Traders work frantically on the floor of the New York Stock Exchange on “Black Monday” in 1987, one of several significant crashes to happen in October. That history – and a fair dash of folklore – has led many investors to approach the month with caution. Photo / Peter Morgan, AP
OPINION
In the labyrinthine landscape of the stock market, investors are continually on the lookout for clues, patterns and trends that could unlock the mysteries of market movements.
From the fabled “January effect” to the
infamous belief that “October is always a bad month”, the allure of identifying predictable patterns in the stock market has fascinated investors for generations.
What drives this relentless pursuit of trends, and how reliable are these historical phenomena as guides for future investment decisions?

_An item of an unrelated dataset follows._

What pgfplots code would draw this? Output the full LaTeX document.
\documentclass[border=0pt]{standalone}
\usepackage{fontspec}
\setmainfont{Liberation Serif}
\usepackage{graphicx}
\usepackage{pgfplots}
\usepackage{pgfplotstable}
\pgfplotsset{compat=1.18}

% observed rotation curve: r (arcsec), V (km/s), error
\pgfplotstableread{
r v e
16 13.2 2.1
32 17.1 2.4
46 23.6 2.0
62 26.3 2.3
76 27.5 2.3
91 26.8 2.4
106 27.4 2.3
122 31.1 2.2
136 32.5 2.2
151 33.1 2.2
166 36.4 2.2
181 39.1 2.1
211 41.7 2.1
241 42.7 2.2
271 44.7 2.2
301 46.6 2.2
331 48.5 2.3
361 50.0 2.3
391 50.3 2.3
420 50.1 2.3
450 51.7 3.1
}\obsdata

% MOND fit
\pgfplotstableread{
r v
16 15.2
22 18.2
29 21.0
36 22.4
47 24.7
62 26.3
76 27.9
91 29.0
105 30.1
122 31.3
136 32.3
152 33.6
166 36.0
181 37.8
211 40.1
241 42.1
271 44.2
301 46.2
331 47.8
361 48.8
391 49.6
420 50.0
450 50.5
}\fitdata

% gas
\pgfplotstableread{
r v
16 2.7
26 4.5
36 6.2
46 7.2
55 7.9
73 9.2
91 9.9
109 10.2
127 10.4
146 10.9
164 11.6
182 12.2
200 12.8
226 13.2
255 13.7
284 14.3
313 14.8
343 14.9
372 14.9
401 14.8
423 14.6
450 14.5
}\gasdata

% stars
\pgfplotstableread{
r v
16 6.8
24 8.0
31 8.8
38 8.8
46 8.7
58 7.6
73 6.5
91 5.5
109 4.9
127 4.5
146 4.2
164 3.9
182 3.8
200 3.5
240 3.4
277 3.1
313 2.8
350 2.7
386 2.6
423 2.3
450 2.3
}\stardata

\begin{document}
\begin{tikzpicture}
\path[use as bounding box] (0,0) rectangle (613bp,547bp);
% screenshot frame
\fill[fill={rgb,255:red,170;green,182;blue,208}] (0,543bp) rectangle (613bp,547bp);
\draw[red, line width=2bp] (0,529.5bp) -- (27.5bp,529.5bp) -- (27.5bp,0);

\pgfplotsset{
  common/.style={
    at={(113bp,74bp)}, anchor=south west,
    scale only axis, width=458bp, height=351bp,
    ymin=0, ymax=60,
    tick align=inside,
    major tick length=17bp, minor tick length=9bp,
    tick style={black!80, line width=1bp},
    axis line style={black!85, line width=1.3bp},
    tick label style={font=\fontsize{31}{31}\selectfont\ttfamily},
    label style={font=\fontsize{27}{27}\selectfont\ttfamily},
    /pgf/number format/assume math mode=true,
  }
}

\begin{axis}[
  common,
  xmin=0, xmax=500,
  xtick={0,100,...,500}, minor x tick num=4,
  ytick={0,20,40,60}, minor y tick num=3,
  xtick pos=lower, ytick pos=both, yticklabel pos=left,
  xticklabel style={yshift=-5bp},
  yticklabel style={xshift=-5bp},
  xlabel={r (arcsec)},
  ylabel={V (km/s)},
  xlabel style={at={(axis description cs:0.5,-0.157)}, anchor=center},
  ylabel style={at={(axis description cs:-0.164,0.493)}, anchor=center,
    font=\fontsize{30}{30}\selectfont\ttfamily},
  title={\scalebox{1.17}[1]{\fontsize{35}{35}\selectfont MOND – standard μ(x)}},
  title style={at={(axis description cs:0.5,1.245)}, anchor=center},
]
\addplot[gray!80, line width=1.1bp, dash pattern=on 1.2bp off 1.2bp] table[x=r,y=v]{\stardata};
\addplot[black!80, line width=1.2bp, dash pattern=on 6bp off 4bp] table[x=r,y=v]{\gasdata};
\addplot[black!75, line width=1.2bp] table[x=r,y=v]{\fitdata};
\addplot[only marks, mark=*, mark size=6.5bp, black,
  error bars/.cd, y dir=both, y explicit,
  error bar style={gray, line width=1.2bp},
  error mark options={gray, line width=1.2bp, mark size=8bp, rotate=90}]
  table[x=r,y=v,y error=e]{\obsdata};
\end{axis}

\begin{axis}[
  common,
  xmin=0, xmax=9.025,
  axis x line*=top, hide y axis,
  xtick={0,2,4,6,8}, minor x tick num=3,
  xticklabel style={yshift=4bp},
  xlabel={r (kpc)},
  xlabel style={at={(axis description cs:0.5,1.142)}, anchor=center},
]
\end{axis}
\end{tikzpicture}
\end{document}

Elections and Market Movements
With the upcoming US election in mind, many investors will be wondering what impact it will have on financial markets. The American election cycle introduces a myriad of uncertainties and variables that can significantly influence market behaviour.
The “presidential election cycle theory” suggests markets tend to perform better in the third year of a president’s term, especially leading up to the election.

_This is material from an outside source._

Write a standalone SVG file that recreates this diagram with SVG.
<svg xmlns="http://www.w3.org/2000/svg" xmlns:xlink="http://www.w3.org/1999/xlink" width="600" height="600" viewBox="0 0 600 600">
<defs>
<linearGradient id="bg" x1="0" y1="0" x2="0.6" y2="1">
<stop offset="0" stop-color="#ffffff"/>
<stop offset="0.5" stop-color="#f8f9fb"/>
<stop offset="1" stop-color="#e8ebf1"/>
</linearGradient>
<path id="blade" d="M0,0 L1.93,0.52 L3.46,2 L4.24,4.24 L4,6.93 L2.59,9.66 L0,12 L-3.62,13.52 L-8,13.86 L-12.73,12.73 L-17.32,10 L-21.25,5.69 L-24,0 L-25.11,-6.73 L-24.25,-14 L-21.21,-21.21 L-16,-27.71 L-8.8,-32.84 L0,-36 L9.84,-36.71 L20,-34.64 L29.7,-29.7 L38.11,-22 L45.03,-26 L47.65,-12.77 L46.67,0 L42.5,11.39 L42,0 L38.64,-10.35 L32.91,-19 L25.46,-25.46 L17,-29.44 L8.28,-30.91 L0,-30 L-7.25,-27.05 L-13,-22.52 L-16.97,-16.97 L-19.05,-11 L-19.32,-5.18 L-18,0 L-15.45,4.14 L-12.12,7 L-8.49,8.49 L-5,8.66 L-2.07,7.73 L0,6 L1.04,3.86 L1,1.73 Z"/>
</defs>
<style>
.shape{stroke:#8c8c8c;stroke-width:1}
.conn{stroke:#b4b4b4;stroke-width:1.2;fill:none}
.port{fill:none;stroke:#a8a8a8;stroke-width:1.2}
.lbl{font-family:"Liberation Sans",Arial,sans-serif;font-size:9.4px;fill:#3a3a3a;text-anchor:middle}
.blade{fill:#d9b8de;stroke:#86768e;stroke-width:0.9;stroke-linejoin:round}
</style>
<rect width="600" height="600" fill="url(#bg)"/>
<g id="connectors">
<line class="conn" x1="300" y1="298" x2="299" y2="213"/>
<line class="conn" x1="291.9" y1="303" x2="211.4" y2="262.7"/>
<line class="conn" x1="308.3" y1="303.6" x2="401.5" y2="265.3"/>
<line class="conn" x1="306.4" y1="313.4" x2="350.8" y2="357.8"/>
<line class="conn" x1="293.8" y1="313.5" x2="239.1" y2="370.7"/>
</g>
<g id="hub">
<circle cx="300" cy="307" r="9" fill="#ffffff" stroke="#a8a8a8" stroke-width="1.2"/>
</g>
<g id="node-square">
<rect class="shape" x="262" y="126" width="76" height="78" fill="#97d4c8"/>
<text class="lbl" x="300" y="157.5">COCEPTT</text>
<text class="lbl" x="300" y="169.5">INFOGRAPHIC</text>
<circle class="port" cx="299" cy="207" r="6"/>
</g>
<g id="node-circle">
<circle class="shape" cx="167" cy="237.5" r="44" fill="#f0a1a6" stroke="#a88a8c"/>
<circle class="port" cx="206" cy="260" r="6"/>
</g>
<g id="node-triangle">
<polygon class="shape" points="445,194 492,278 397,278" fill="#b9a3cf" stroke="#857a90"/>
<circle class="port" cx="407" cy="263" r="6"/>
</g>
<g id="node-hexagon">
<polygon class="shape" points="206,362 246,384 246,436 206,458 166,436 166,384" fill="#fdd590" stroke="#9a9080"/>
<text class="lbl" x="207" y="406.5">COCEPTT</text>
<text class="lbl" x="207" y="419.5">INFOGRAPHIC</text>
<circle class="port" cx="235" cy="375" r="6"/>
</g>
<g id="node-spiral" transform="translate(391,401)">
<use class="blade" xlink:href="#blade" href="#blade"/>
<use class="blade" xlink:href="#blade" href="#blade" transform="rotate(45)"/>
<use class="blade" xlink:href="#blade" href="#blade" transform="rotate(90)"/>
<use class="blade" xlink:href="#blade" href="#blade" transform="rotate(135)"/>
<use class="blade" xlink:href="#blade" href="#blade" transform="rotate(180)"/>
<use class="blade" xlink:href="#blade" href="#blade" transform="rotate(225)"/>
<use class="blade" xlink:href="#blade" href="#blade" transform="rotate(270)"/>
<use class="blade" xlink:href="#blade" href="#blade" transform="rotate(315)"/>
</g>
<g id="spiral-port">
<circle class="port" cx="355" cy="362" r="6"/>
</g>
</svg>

Investors closely monitor election campaigns, policy proposals and political developments for potential impacts on sectors such as healthcare, energy and financial services.
However, the relationship between elections and market performance is complex and not always consistent, and influenced by many other factors such as incumbent policies, geopolitical events and economic factors.
Human nature and the urge to predict
At the heart of the fascination with stock market trends lies a fundamental aspect of human nature: the inclination to seek order and meaning. Human beings are wired to recognise patterns, whether in the natural world, social interactions or the prosaic domain of financial data.
This innate cognitive bias towards pattern recognition often leads investors to scour historical data in search of recurring trends that could offer insights into future market behaviour.
The elusive January effect
One of the most widely studied and debated trends in the stock market is the phenomenon known as the “January effect”. According to this theory, stock prices in the US tend to rise in January, particularly for small-cap stocks.
Proponents of the January effect argue this uptick in prices is driven by year-end tax-loss selling followed by bargain hunting in the new year. While empirical evidence supporting the January effect is mixed, its enduring popularity among investors highlights the persistent quest for predictable patterns in market movements.
October’s notorious reputation
Similarly, the belief that “October is always a bad month” has become ingrained in investor folklore.
Historically, October has witnessed several significant market crashes, including the infamous Black Monday of 1987.
This association between October and market downturns has led many investors to approach the month with caution and adjust their investment strategies accordingly. While October may indeed have a higher frequency of stock market volatility, the long-term statistics do not reflect the belief in the month being uniquely different.
Market seasonality, epitomised also by the “sell in May and go away” strategy, advocates adjusting investments based on historical seasonal market patterns.
While these strategies may have merit in specific conditions, blindly adhering to seasonal trends without considering broader economic fundamentals can expose investors to unnecessary risks.
Earnings season insights
In addition to seasonal trends, investors also analyse patterns related to earnings season.
During earnings season, when companies release their earnings reports, there may be discernible patterns in how stock prices react to these announcements.
Some investors look for patterns such as the “earnings surprise effect” or the “post-earnings announcement drift” to identify opportunities for profit.
Again, the efficacy of these patterns depends on various factors, including the accuracy of earnings forecasts, market sentiment and broader economic conditions.
To conclude, the pursuit of stock market trends reflects humanity’s quest for order and predictability in an inherently uncertain world.
While certain patterns may exhibit statistical significance, markets are complex adaptive systems influenced by many factors – not least currently by technological advancements. Investors must exercise prudence and critical thinking when incorporating trend analysis into their investment strategies.
By combining historical insights with rigorous research, disciplined risk management and a long-term investment strategy, investors can navigate the ever-changing landscape of the stock market with confidence and resilience, especially as they consider the unique influence of elections on market dynamics.
Mark Logan is a wealth management adviser at Jarden.